● **EXERCISE DESCRIPTION**: Word for word, repeat the entries, minus the pictures.

— start DATA RECORDS —

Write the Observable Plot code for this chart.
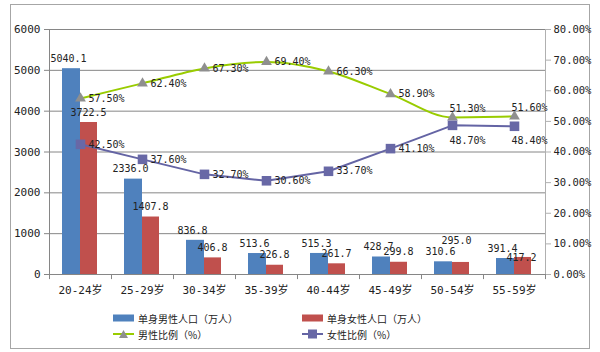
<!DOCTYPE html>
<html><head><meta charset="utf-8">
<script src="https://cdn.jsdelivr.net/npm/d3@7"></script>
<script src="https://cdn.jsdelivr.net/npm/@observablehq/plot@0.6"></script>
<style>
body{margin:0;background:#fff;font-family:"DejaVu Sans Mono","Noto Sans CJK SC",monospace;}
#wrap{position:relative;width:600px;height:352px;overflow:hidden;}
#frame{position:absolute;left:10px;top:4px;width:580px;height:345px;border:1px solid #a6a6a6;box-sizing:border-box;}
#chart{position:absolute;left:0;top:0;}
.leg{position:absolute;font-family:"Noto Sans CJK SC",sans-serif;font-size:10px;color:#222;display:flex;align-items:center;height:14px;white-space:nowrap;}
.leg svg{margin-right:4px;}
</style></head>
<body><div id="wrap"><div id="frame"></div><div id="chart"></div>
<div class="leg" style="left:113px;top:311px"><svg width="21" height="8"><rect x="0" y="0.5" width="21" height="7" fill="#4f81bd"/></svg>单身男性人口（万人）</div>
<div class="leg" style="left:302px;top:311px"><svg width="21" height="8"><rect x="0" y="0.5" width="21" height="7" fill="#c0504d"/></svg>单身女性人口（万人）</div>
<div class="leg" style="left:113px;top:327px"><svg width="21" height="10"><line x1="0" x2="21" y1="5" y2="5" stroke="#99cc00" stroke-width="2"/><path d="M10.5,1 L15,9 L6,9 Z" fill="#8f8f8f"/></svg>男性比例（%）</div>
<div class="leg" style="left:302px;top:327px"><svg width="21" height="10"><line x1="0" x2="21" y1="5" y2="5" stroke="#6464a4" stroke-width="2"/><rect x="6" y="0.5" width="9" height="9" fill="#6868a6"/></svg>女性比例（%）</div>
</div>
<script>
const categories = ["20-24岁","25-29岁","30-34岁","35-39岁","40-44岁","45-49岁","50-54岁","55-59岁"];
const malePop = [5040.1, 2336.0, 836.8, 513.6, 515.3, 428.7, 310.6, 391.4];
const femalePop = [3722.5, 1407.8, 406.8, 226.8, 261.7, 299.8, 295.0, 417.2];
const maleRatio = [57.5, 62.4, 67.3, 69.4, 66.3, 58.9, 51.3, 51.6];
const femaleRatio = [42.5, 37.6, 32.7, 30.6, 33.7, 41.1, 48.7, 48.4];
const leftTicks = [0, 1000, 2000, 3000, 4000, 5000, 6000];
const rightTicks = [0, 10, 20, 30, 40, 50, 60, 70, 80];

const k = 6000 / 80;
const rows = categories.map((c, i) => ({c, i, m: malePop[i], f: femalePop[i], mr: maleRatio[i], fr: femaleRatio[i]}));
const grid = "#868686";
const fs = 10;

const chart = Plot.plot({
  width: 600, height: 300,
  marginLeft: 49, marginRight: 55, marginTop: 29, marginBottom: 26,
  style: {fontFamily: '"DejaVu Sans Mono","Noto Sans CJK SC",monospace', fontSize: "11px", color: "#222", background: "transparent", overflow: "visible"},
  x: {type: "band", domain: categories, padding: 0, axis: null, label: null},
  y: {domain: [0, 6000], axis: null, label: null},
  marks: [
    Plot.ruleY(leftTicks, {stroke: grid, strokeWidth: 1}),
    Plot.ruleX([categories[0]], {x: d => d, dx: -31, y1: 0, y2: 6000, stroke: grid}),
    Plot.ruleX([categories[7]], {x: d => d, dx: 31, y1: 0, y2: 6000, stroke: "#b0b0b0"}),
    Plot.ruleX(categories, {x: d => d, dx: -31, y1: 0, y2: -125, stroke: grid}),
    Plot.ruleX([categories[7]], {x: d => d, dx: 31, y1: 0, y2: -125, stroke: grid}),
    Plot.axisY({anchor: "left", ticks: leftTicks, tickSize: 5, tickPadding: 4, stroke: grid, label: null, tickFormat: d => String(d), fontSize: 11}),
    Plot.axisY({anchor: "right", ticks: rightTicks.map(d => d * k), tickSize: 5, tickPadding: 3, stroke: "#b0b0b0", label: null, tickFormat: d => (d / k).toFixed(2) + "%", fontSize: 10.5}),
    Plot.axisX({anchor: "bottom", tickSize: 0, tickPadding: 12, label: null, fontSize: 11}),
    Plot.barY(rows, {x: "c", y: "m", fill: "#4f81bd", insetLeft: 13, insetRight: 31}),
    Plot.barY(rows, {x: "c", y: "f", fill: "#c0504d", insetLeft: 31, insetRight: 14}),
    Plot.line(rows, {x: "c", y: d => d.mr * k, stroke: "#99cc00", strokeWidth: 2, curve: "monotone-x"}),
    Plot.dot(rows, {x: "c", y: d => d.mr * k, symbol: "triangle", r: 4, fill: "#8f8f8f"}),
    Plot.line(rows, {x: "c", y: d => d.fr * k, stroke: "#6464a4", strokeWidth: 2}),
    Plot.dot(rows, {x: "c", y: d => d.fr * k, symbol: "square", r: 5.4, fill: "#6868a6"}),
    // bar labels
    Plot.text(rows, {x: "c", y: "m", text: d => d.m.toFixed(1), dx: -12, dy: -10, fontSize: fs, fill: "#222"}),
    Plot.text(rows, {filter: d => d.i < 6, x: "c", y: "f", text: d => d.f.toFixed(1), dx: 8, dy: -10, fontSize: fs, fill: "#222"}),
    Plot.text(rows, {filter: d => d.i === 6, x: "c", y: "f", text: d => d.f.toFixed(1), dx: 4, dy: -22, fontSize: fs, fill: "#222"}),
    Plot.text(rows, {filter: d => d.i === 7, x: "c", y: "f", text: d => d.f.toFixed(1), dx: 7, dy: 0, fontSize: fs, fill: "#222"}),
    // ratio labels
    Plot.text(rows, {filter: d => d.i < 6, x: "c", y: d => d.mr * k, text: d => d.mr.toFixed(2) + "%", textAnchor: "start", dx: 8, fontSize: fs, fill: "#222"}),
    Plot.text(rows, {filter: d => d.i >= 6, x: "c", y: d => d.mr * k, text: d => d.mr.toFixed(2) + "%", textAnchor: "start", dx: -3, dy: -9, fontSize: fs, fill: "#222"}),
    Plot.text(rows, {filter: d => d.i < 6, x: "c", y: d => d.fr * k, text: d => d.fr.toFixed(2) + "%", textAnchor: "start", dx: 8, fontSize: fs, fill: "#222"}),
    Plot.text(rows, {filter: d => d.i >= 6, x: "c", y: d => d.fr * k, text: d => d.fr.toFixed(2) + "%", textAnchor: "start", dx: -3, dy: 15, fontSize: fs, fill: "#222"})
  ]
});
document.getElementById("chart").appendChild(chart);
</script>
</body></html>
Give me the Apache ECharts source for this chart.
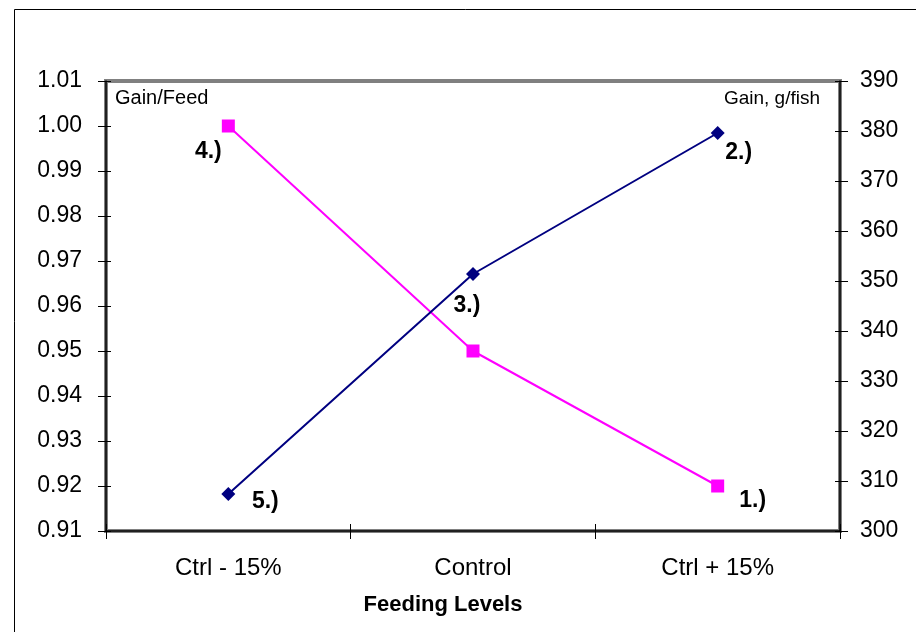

— end DATA RECORDS —

● **EXERCISE SOLUTION**:
Write the Observable Plot code for this chart.
<!DOCTYPE html>
<html><head><meta charset="utf-8">
<script src="https://cdn.jsdelivr.net/npm/d3@7"></script>
<script src="https://cdn.jsdelivr.net/npm/@observablehq/plot@0.6"></script>
<style>
body{margin:0;background:#fff;font-family:"DejaVu Sans Mono","Noto Sans CJK SC",monospace;}
#wrap{position:relative;width:600px;height:352px;overflow:hidden;}
#frame{position:absolute;left:10px;top:4px;width:580px;height:345px;border:1px solid #a6a6a6;box-sizing:border-box;}
#chart{position:absolute;left:0;top:0;}
.leg{position:absolute;font-family:"Noto Sans CJK SC",sans-serif;font-size:10px;color:#222;display:flex;align-items:center;height:14px;white-space:nowrap;}
.leg svg{margin-right:4px;}
</style></head>
<body><div id="wrap"><div id="frame"></div><div id="chart"></div>
<div class="leg" style="left:113px;top:311px"><svg width="21" height="8"><rect x="0" y="0.5" width="21" height="7" fill="#4f81bd"/></svg>单身男性人口（万人）</div>
<div class="leg" style="left:302px;top:311px"><svg width="21" height="8"><rect x="0" y="0.5" width="21" height="7" fill="#c0504d"/></svg>单身女性人口（万人）</div>
<div class="leg" style="left:113px;top:327px"><svg width="21" height="10"><line x1="0" x2="21" y1="5" y2="5" stroke="#99cc00" stroke-width="2"/><path d="M10.5,1 L15,9 L6,9 Z" fill="#8f8f8f"/></svg>男性比例（%）</div>
<div class="leg" style="left:302px;top:327px"><svg width="21" height="10"><line x1="0" x2="21" y1="5" y2="5" stroke="#6464a4" stroke-width="2"/><rect x="6" y="0.5" width="9" height="9" fill="#6868a6"/></svg>女性比例（%）</div>
</div>
<script>
const categories = ["20-24岁","25-29岁","30-34岁","35-39岁","40-44岁","45-49岁","50-54岁","55-59岁"];
const malePop = [5040.1, 2336.0, 836.8, 513.6, 515.3, 428.7, 310.6, 391.4];
const femalePop = [3722.5, 1407.8, 406.8, 226.8, 261.7, 299.8, 295.0, 417.2];
const maleRatio = [57.5, 62.4, 67.3, 69.4, 66.3, 58.9, 51.3, 51.6];
const femaleRatio = [42.5, 37.6, 32.7, 30.6, 33.7, 41.1, 48.7, 48.4];
const leftTicks = [0, 1000, 2000, 3000, 4000, 5000, 6000];
const rightTicks = [0, 10, 20, 30, 40, 50, 60, 70, 80];

const k = 6000 / 80;
const rows = categories.map((c, i) => ({c, i, m: malePop[i], f: femalePop[i], mr: maleRatio[i], fr: femaleRatio[i]}));
const grid = "#868686";
const fs = 10;

const chart = Plot.plot({
  width: 600, height: 300,
  marginLeft: 49, marginRight: 55, marginTop: 29, marginBottom: 26,
  style: {fontFamily: '"DejaVu Sans Mono","Noto Sans CJK SC",monospace', fontSize: "11px", color: "#222", background: "transparent", overflow: "visible"},
  x: {type: "band", domain: categories, padding: 0, axis: null, label: null},
  y: {domain: [0, 6000], axis: null, label: null},
  marks: [
    Plot.ruleY(leftTicks, {stroke: grid, strokeWidth: 1}),
    Plot.ruleX([categories[0]], {x: d => d, dx: -31, y1: 0, y2: 6000, stroke: grid}),
    Plot.ruleX([categories[7]], {x: d => d, dx: 31, y1: 0, y2: 6000, stroke: "#b0b0b0"}),
    Plot.ruleX(categories, {x: d => d, dx: -31, y1: 0, y2: -125, stroke: grid}),
    Plot.ruleX([categories[7]], {x: d => d, dx: 31, y1: 0, y2: -125, stroke: grid}),
    Plot.axisY({anchor: "left", ticks: leftTicks, tickSize: 5, tickPadding: 4, stroke: grid, label: null, tickFormat: d => String(d), fontSize: 11}),
    Plot.axisY({anchor: "right", ticks: rightTicks.map(d => d * k), tickSize: 5, tickPadding: 3, stroke: "#b0b0b0", label: null, tickFormat: d => (d / k).toFixed(2) + "%", fontSize: 10.5}),
    Plot.axisX({anchor: "bottom", tickSize: 0, tickPadding: 12, label: null, fontSize: 11}),
    Plot.barY(rows, {x: "c", y: "m", fill: "#4f81bd", insetLeft: 13, insetRight: 31}),
    Plot.barY(rows, {x: "c", y: "f", fill: "#c0504d", insetLeft: 31, insetRight: 14}),
    Plot.line(rows, {x: "c", y: d => d.mr * k, stroke: "#99cc00", strokeWidth: 2, curve: "monotone-x"}),
    Plot.dot(rows, {x: "c", y: d => d.mr * k, symbol: "triangle", r: 4, fill: "#8f8f8f"}),
    Plot.line(rows, {x: "c", y: d => d.fr * k, stroke: "#6464a4", strokeWidth: 2}),
    Plot.dot(rows, {x: "c", y: d => d.fr * k, symbol: "square", r: 5.4, fill: "#6868a6"}),
    // bar labels
    Plot.text(rows, {x: "c", y: "m", text: d => d.m.toFixed(1), dx: -12, dy: -10, fontSize: fs, fill: "#222"}),
    Plot.text(rows, {filter: d => d.i < 6, x: "c", y: "f", text: d => d.f.toFixed(1), dx: 8, dy: -10, fontSize: fs, fill: "#222"}),
    Plot.text(rows, {filter: d => d.i === 6, x: "c", y: "f", text: d => d.f.toFixed(1), dx: 4, dy: -22, fontSize: fs, fill: "#222"}),
    Plot.text(rows, {filter: d => d.i === 7, x: "c", y: "f", text: d => d.f.toFixed(1), dx: 7, dy: 0, fontSize: fs, fill: "#222"}),
    // ratio labels
    Plot.text(rows, {filter: d => d.i < 6, x: "c", y: d => d.mr * k, text: d => d.mr.toFixed(2) + "%", textAnchor: "start", dx: 8, fontSize: fs, fill: "#222"}),
    Plot.text(rows, {filter: d => d.i >= 6, x: "c", y: d => d.mr * k, text: d => d.mr.toFixed(2) + "%", textAnchor: "start", dx: -3, dy: -9, fontSize: fs, fill: "#222"}),
    Plot.text(rows, {filter: d => d.i < 6, x: "c", y: d => d.fr * k, text: d => d.fr.toFixed(2) + "%", textAnchor: "start", dx: 8, fontSize: fs, fill: "#222"}),
    Plot.text(rows, {filter: d => d.i >= 6, x: "c", y: d => d.fr * k, text: d => d.fr.toFixed(2) + "%", textAnchor: "start", dx: -3, dy: 15, fontSize: fs, fill: "#222"})
  ]
});
document.getElementById("chart").appendChild(chart);
</script>
</body></html>
Give me the Apache ECharts source for this chart.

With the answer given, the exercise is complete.